SET PROBLEM: Repeat verbatim only the lines from the one with "Output the Python" through the one with "from matplotlib.patches import", both ends kept. Pictures stay out.

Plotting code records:
Start
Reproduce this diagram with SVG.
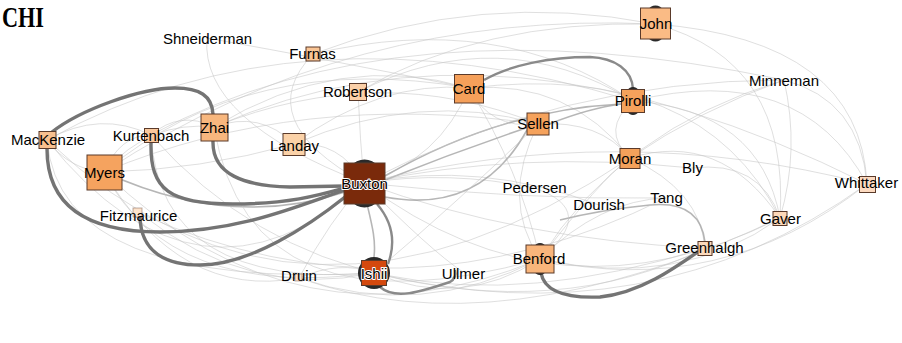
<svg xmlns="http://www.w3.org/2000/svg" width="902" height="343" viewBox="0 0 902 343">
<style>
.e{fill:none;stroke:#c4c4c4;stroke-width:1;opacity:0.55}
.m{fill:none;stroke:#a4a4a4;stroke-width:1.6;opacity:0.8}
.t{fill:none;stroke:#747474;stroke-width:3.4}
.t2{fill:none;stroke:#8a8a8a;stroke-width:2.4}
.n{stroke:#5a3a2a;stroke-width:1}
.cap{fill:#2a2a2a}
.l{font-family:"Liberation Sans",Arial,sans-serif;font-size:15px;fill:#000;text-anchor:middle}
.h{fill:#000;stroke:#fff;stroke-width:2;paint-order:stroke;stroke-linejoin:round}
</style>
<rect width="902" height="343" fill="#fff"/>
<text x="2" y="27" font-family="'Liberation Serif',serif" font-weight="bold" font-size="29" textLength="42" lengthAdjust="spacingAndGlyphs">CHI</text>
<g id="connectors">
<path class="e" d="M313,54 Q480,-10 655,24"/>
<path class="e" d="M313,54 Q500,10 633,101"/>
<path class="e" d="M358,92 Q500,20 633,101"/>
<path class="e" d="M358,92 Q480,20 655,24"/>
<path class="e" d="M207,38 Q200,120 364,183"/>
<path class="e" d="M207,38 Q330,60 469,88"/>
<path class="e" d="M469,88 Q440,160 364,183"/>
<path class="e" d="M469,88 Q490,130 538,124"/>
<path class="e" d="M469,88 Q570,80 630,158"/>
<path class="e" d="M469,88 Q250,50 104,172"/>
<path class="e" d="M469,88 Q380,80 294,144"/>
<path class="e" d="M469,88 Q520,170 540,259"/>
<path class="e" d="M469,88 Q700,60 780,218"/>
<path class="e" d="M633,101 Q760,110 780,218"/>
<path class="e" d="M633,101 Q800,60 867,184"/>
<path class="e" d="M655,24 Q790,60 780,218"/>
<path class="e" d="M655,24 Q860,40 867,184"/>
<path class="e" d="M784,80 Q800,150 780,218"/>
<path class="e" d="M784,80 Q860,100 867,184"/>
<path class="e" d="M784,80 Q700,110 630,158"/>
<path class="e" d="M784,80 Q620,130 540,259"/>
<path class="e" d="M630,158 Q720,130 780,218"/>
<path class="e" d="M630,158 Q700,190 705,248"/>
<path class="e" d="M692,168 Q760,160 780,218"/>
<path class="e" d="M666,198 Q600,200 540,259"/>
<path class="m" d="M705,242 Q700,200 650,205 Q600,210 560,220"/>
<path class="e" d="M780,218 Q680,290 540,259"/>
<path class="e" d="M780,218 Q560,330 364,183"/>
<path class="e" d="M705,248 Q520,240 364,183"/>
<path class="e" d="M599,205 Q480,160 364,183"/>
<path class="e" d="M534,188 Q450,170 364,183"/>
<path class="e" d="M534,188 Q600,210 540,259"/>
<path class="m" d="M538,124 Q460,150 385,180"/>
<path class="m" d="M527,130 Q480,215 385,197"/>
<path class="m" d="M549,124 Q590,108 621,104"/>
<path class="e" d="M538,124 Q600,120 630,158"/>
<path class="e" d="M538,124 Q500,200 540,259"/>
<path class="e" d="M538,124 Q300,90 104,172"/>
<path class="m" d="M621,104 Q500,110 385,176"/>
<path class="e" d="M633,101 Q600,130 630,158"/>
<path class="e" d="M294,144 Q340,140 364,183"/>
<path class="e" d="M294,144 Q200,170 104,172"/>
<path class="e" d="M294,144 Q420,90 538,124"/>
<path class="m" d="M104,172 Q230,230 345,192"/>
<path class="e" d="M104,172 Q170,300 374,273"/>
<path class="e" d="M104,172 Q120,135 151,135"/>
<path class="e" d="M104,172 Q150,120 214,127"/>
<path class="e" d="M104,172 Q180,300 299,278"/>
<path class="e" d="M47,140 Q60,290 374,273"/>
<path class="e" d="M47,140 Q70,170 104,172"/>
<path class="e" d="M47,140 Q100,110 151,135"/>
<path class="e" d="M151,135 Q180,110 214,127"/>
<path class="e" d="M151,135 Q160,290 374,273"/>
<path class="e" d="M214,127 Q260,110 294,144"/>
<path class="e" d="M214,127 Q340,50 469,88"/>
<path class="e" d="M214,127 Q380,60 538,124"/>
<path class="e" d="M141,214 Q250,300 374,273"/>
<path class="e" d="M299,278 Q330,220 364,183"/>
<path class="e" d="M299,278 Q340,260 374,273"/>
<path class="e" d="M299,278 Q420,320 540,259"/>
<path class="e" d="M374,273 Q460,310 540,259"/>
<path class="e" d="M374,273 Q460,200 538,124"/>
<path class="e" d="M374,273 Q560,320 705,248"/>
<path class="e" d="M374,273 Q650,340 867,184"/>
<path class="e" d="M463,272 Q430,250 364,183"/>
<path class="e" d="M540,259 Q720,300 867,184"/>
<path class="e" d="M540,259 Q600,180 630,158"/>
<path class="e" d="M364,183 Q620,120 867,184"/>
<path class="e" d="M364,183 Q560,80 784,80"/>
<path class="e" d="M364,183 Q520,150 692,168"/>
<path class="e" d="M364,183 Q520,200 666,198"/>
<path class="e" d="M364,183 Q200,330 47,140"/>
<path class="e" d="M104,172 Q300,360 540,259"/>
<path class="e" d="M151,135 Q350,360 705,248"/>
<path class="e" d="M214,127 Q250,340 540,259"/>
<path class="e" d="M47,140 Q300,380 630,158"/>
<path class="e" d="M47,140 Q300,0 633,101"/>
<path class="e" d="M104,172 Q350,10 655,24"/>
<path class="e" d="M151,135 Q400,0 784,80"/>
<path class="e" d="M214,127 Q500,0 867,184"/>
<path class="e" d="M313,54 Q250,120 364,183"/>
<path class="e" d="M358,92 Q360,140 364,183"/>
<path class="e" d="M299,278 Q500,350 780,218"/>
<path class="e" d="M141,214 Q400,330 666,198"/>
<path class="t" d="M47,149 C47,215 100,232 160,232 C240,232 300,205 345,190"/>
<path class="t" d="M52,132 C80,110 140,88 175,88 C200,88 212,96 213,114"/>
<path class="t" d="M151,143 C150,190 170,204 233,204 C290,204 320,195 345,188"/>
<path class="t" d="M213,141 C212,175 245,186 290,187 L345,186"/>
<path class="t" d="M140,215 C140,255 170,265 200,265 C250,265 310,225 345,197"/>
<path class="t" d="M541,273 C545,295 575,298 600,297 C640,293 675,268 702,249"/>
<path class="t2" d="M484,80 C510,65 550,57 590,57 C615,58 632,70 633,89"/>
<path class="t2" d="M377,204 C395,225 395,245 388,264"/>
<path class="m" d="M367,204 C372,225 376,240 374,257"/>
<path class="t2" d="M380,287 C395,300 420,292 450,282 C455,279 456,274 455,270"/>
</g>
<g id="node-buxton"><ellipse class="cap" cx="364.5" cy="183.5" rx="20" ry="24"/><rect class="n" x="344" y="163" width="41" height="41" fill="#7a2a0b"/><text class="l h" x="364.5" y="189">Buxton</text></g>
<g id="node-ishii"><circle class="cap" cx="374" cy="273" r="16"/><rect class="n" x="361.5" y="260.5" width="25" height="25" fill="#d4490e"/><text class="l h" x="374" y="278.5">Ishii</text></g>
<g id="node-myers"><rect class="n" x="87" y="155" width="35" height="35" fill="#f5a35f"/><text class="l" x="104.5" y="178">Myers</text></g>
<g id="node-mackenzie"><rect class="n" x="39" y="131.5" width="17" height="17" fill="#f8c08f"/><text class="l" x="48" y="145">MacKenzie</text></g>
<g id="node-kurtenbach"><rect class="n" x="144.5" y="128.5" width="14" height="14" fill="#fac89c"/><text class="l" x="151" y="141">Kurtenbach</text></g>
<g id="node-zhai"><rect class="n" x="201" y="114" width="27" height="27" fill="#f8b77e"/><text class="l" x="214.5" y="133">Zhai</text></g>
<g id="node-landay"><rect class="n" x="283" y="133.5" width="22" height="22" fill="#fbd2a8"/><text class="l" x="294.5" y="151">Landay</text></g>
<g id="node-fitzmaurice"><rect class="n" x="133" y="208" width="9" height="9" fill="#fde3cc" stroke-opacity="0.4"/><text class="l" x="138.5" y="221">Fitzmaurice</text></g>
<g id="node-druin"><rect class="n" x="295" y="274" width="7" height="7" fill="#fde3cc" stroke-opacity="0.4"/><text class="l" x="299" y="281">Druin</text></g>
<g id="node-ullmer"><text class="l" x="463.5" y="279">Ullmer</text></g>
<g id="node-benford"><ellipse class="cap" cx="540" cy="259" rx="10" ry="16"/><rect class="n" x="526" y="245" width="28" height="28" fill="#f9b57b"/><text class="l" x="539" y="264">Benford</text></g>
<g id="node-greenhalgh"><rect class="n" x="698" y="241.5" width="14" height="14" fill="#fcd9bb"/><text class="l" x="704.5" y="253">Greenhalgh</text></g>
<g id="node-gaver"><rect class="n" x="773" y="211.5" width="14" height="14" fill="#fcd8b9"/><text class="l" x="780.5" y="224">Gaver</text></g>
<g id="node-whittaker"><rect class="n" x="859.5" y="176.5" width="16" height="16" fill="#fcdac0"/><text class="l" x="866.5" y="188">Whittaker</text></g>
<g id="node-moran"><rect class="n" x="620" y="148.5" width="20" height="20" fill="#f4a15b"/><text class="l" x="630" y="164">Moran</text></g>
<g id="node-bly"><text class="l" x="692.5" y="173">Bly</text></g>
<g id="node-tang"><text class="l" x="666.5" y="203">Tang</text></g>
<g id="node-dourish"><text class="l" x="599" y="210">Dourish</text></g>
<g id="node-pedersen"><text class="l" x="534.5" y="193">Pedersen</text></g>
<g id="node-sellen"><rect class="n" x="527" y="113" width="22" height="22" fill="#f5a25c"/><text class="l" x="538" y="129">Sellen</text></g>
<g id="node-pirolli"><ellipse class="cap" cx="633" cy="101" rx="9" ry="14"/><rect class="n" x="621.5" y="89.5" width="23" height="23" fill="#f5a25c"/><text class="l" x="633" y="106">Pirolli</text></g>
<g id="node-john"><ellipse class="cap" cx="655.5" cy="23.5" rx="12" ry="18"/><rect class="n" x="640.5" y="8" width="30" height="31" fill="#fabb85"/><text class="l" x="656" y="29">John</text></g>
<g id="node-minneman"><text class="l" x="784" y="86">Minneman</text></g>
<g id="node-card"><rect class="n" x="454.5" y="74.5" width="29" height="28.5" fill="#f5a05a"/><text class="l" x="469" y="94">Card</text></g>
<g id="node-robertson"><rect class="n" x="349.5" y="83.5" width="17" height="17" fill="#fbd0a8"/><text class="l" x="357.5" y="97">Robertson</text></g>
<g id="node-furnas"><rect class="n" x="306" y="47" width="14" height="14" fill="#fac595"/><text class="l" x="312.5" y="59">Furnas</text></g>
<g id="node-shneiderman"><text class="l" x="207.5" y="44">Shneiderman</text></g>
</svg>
End
Start
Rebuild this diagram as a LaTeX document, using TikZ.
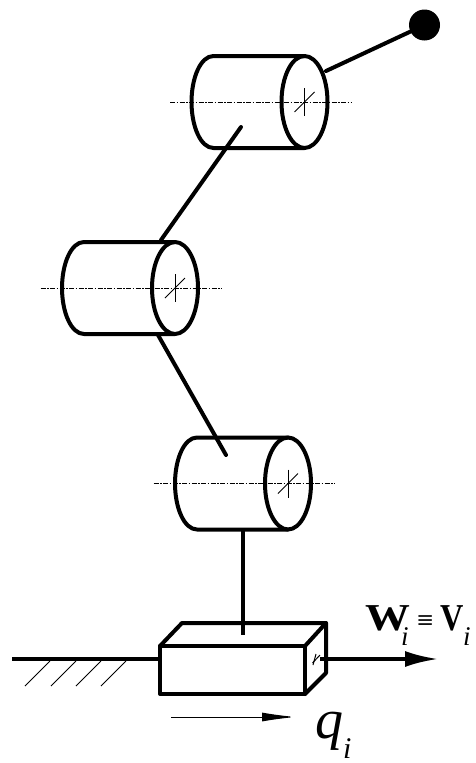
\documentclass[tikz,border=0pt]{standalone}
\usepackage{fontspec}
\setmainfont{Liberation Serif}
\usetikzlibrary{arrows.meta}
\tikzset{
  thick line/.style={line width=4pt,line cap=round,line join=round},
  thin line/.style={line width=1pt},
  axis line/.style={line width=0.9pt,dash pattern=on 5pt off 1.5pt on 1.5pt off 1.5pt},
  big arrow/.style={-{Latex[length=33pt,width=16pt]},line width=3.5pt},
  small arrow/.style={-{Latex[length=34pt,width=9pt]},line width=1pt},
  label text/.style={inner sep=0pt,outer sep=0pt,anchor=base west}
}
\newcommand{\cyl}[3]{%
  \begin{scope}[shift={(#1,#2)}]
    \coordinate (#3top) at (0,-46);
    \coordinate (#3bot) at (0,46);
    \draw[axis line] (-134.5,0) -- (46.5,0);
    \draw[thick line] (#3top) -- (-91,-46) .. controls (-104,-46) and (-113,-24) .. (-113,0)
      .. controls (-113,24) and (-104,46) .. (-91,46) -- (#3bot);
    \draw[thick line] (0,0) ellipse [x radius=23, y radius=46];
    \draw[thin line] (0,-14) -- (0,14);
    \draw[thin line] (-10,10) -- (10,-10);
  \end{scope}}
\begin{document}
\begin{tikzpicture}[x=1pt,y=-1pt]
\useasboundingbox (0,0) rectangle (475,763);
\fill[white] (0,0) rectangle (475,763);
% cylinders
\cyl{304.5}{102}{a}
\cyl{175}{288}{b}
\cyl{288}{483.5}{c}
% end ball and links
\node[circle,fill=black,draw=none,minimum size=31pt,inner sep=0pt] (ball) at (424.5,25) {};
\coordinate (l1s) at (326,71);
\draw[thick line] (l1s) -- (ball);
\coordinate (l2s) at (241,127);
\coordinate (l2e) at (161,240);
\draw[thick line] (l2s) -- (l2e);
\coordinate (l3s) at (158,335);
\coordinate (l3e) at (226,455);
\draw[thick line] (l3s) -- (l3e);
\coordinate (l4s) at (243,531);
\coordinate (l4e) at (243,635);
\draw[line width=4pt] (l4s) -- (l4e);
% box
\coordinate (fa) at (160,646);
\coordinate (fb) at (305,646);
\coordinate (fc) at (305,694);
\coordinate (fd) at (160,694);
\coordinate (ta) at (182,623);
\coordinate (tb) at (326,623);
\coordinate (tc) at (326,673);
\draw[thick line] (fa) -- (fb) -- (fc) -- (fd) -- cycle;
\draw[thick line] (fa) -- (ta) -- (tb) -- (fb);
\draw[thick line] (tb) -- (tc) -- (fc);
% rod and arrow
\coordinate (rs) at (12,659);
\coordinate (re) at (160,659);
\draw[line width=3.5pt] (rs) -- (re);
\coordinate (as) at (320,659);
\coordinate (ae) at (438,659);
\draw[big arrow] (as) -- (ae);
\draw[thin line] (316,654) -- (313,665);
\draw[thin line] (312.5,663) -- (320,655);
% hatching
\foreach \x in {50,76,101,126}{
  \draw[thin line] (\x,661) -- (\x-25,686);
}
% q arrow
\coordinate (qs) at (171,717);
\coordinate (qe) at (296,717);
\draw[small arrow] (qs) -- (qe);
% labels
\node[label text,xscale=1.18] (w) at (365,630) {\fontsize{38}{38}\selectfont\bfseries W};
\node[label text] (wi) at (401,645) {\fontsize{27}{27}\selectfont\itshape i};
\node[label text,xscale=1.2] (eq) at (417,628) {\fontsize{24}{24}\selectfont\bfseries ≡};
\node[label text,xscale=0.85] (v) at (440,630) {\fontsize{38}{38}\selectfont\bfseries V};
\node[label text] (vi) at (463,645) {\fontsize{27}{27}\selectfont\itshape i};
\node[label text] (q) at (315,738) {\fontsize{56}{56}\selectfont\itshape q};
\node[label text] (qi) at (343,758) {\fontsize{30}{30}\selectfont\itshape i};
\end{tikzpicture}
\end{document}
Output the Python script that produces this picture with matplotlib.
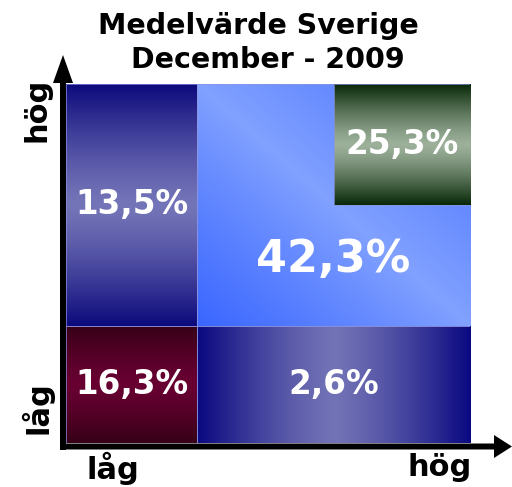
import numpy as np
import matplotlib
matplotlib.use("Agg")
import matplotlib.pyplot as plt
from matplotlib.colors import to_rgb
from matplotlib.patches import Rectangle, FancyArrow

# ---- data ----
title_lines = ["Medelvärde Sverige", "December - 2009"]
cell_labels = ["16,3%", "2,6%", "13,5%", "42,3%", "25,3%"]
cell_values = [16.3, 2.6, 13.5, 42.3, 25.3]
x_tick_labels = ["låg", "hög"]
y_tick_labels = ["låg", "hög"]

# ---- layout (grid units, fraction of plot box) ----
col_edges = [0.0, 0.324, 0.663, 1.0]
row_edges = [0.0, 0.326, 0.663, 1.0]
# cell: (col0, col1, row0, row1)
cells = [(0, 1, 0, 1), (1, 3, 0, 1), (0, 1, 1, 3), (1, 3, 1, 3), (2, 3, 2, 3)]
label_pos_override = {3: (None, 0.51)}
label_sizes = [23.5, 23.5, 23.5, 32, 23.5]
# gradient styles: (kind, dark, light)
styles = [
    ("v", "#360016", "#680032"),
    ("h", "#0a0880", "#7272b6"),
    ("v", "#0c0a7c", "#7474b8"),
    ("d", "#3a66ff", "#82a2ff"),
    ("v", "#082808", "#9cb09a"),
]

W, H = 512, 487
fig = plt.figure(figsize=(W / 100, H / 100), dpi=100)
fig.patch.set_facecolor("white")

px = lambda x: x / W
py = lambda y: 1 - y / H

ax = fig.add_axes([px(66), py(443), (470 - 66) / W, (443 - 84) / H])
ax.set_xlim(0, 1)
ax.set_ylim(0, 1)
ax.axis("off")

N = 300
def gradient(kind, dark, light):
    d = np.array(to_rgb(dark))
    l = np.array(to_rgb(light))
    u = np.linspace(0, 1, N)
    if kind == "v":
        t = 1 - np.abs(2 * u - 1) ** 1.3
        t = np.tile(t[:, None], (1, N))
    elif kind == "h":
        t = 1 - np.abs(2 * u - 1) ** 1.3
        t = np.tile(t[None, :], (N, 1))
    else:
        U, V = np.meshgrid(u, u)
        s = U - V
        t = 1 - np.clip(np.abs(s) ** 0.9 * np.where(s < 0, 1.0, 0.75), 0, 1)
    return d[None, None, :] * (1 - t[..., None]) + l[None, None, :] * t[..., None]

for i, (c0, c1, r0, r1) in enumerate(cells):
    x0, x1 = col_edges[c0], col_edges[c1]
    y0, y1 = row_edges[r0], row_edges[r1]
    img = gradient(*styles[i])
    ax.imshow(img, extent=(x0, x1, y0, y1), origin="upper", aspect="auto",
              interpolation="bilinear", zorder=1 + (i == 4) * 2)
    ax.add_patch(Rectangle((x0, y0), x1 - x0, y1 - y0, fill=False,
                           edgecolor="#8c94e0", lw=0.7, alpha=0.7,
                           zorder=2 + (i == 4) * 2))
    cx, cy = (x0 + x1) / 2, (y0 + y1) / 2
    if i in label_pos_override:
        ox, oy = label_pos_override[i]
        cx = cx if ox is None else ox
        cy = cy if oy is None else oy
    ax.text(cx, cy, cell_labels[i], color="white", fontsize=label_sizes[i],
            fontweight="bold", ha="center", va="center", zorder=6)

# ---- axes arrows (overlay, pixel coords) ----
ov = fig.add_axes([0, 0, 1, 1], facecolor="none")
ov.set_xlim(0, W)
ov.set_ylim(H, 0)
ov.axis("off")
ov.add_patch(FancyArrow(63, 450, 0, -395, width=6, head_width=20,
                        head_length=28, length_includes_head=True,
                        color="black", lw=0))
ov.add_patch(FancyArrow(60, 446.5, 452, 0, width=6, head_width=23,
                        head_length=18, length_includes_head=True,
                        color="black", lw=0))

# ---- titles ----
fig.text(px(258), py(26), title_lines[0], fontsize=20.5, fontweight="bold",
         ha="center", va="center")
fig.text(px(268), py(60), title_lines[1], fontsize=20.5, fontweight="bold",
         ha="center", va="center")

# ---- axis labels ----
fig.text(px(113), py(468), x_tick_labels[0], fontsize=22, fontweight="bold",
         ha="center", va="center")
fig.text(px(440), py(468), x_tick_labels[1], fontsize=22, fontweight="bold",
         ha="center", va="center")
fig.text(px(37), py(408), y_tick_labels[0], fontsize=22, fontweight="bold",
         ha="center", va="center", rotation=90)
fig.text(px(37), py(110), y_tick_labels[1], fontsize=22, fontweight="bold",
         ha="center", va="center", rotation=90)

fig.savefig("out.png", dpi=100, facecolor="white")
End
RESPONSE:
Output the Python script that produces this picture with matplotlib.
import numpy as np
import matplotlib
matplotlib.use("Agg")
import matplotlib.pyplot as plt
from matplotlib.colors import to_rgb
from matplotlib.patches import Rectangle, FancyArrow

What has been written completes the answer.